O que não se pode negar é que eles próprios sofrem os efeitos do processo. Imunizados contra qualquer perigo de contestação séria, não precisam duvidar de si mesmos, examinar criticamente o que escrevem, prestar satisfações aos fatos, à lógica à moral. Podem trapacear e fantasiar o quanto queiram. O resultado é a atrofia completa do seu senso crítico, a substituição de sua minguada inteligência por um excesso de arrogância insensata.
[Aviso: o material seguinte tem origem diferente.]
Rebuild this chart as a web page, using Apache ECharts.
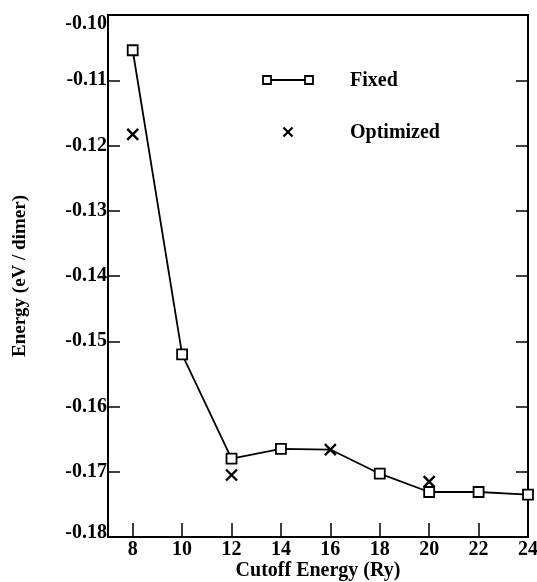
<!DOCTYPE html>
<html>
<head>
<meta charset="utf-8">
<script src="https://cdn.jsdelivr.net/npm/echarts@6/dist/echarts.min.js"></script>
<style>html,body{margin:0;padding:0;background:#fff}#c{width:537px;height:582px}</style>
</head>
<body>
<div id="c"></div>
<script>
const energies = [8, 10, 12, 14, 16, 18, 20, 22, 24];
const fixedVals = [-0.1054, -0.1520, -0.1680, -0.1665, -0.1666, -0.1703, -0.1731, -0.1731, -0.1735];
const optEnergies = [8, 12, 16, 20];
const optVals = [-0.1183, -0.1705, -0.1666, -0.1715];
const xTickVals = [8, 10, 12, 14, 16, 18, 20, 22, 24];
const yTickVals = [-0.18, -0.17, -0.16, -0.15, -0.14, -0.13, -0.12, -0.11, -0.10];
const seriesNames = ['Fixed', 'Optimized'];
const xName = 'Cutoff Energy (Ry)';
const yName = 'Energy (eV / dimer)';

const FONT = '"Liberation Serif", "Times New Roman", serif';
const X_PATH = 'path://M0,0L10,10M10,0L0,10';

const chart = echarts.init(document.getElementById('c'), null, {renderer: 'canvas'});

const fixedData = energies.map((e, i) => {
  const item = {value: [e, fixedVals[i]]};
  if (optEnergies.includes(e) && Math.abs(optVals[optEnergies.indexOf(e)] - fixedVals[i]) < 0.0002) {
    item.symbolSize = 0;
  }
  return item;
});

const yLabelFmt = v => {
  const s = v.toFixed(2);
  if (Math.abs(v - (-0.10)) < 1e-6) return '{t|' + s + '}';
  if (Math.abs(v - (-0.18)) < 1e-6) return '{b|' + s + '}';
  return '{n|' + s + '}';
};
const labelTxt = {fontFamily: FONT, fontWeight: 'bold', fontSize: 20, color: '#000'};

chart.setOption({
  animation: false,
  backgroundColor: '#fff',
  grid: {left: 108, right: 9, top: 15, bottom: 45, show: true, borderColor: '#000', borderWidth: 2,
         containLabel: false, outerBoundsMode: 'none'},
  xAxis: [{
    type: 'value', min: 7, max: 24,
    name: xName, nameLocation: 'middle', nameGap: 24, nameMoveOverlap: false,
    nameTextStyle: {fontFamily: FONT, fontWeight: 'bold', fontSize: 20, color: '#000'},
    axisLine: {show: true, onZero: false, lineStyle: {color: '#000', width: 2}},
    axisTick: {show: true, inside: true, length: 14, customValues: xTickVals, lineStyle: {color: '#000', width: 1.5}},
    axisLabel: {show: true, customValues: xTickVals, margin: 3, fontFamily: FONT, fontWeight: 'bold', fontSize: 20, color: '#000'},
    splitLine: {show: false}
  }],
  yAxis: [{
    type: 'value', min: -0.18, max: -0.10, interval: 0.01,
    name: yName, nameLocation: 'middle', nameGap: 78, nameRotate: 90, nameMoveOverlap: false,
    nameTextStyle: {fontFamily: FONT, fontWeight: 'bold', fontSize: 19, color: '#000'},
    axisLine: {show: true, onZero: false, lineStyle: {color: '#000', width: 2}},
    axisTick: {show: true, inside: true, length: 12, customValues: yTickVals, lineStyle: {color: '#000', width: 1.5}},
    axisLabel: {show: true, customValues: yTickVals, margin: 1, formatter: yLabelFmt,
      rich: {
        n: Object.assign({}, labelTxt),
        t: Object.assign({padding: [17, 0, 0, 0]}, labelTxt),
        b: Object.assign({padding: [0, 0, 8, 0]}, labelTxt)
      }},
    splitLine: {show: false}
  }, {
    type: 'value', min: -0.18, max: -0.10, interval: 0.01, position: 'right',
    axisLine: {show: true, onZero: false, lineStyle: {color: '#000', width: 2}},
    axisTick: {show: true, inside: true, length: 12, customValues: yTickVals, lineStyle: {color: '#000', width: 1.5}},
    axisLabel: {show: false},
    splitLine: {show: false}
  }],
  series: [{
    name: seriesNames[0], type: 'line', xAxisIndex: 0, yAxisIndex: 0,
    data: fixedData, clip: true,
    symbol: 'rect', symbolSize: 10, showAllSymbol: true,
    lineStyle: {color: '#000', width: 1.8},
    itemStyle: {color: '#fff', borderColor: '#000', borderWidth: 1.8},
    z: 3
  }, {
    name: seriesNames[1], type: 'scatter', xAxisIndex: 0, yAxisIndex: 0,
    data: optEnergies.map((e, i) => [e, optVals[i]]),
    symbol: X_PATH, symbolSize: 11,
    itemStyle: {color: 'none', borderColor: '#000', borderWidth: 2.4, opacity: 1},
    z: 4
  }],
  graphic: [
    {type: 'line', shape: {x1: 267, y1: 80, x2: 309, y2: 80}, style: {stroke: '#000', lineWidth: 1.8}},
    {type: 'rect', shape: {x: 263, y: 76, width: 8, height: 8}, style: {fill: '#fff', stroke: '#000', lineWidth: 1.8}},
    {type: 'rect', shape: {x: 305, y: 76, width: 8, height: 8}, style: {fill: '#fff', stroke: '#000', lineWidth: 1.8}},
    {type: 'text', x: 350, y: 81, style: {text: seriesNames[0], fontFamily: FONT, fontWeight: 'bold', fontSize: 20, fill: '#000', verticalAlign: 'middle'}},
    {type: 'line', shape: {x1: 283.5, y1: 127.5, x2: 292.5, y2: 136.5}, style: {stroke: '#000', lineWidth: 2.2}},
    {type: 'line', shape: {x1: 292.5, y1: 127.5, x2: 283.5, y2: 136.5}, style: {stroke: '#000', lineWidth: 2.2}},
    {type: 'text', x: 350, y: 133, style: {text: seriesNames[1], fontFamily: FONT, fontWeight: 'bold', fontSize: 20, fill: '#000', verticalAlign: 'middle'}}
  ]
});
</script>
</body>
</html>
Um figurão das redondezas andou recentemente alardeando a pesquisa (furadíssima) que culpava as tropas americanas pela morte de cem mil iraquianos. Contestado pela aritmética elementar, saiu-se com a desculpa de que a gravidade do caso não era afetada pela quantidade maior ou menor de vítimas — como se não tivesse sido ele mesmo o primeiro a apelar ao argumento da quantidade.

Como discutir com um sujeito desses? Aristóteles já ensinava que é loucura debater com gente sem princípios.